Real Madrid’s transfer policies

Was Arjen Robben really worth 36 million?

Was Arjen Robben really worth €36 million?

I enjoyed this article’s analysis of Real Madrid’s changes. It’s interesting that from 2006-2008, the team imported a grand total of six Dutch players, presumably in the hopes of creating some sort of Total Football team. Then again, since the six players had very defined roles, perhaps I’m completely off-base.

But that’s not the point. The point is that when Florentino Pérez returned to power earlier this year, he brought with him the Galáctico idea of team-building. On the one hand, it’s easy to draw a line between buying up the Dutch national team and buying the brightest stars in the soccer sky. On the other hand, it’s really not that different when you take into account team goals and economics.

To me, it’s perfectly understandable that Real would target Dutch players: the Dutch national team was one of the best in Europe from 2004-2008. It had several world-class talents, especially in the attacking third of the pitch. In the end, Real spent €36 million for Arjen Robben and €27 million each for Wesley Sneijder and Klass-Jan Huntelaar, which is a not insignificant chunk of money. Based on economics, it’s hard to say, with a straight face, that Real were ever responsible spenders.
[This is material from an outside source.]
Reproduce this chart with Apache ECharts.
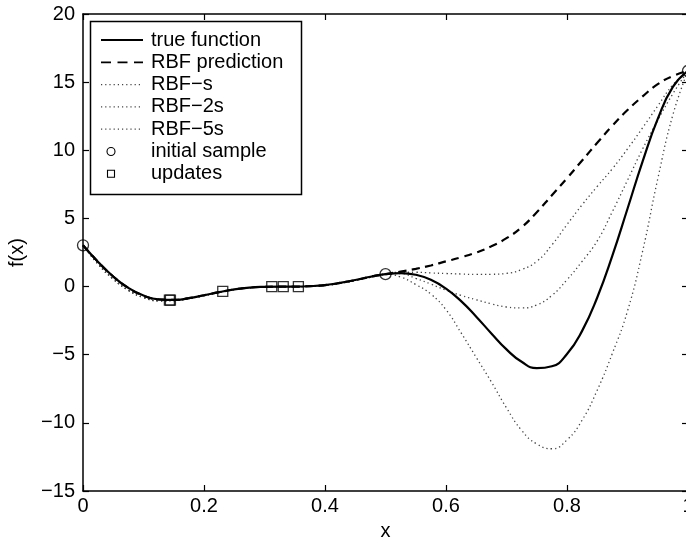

Florentino Pérez, of course, took that to another level this past summer. In spending €80 million on Cristiano Ronaldo and €59 million on Kaká, Real broke the world transfer record not once but twice. And then we have to take into account Raúl Albiol and Karim Benzema, neither of which came cheap. On the surface, then Real Madrid was setting a new bar for reckless spending. But was it really a new bar?

Aside from the higher prices, I think not. If Ronaldo is worth €80 million, there is no way Robben is worth €36 million because the former is significantly better than the latter (not to mention that he stays on the pitch a lot longer, too). So the Galáctico theory of team-building never really left the Real Madrid offices; it was just rebranded for a time as a Total Football-ish theory of team-building.

Real Madrid’s status demands that it spend money to maintain that status; that’s an economic reality. It’s the way it spent the money that has changed not how much money was spent. It’s important to remember that, no matter what the world economy is doing (excepting, of course, a crash on par with the Great Depression), the big clubs will, in all likelihood spend to maintain their status.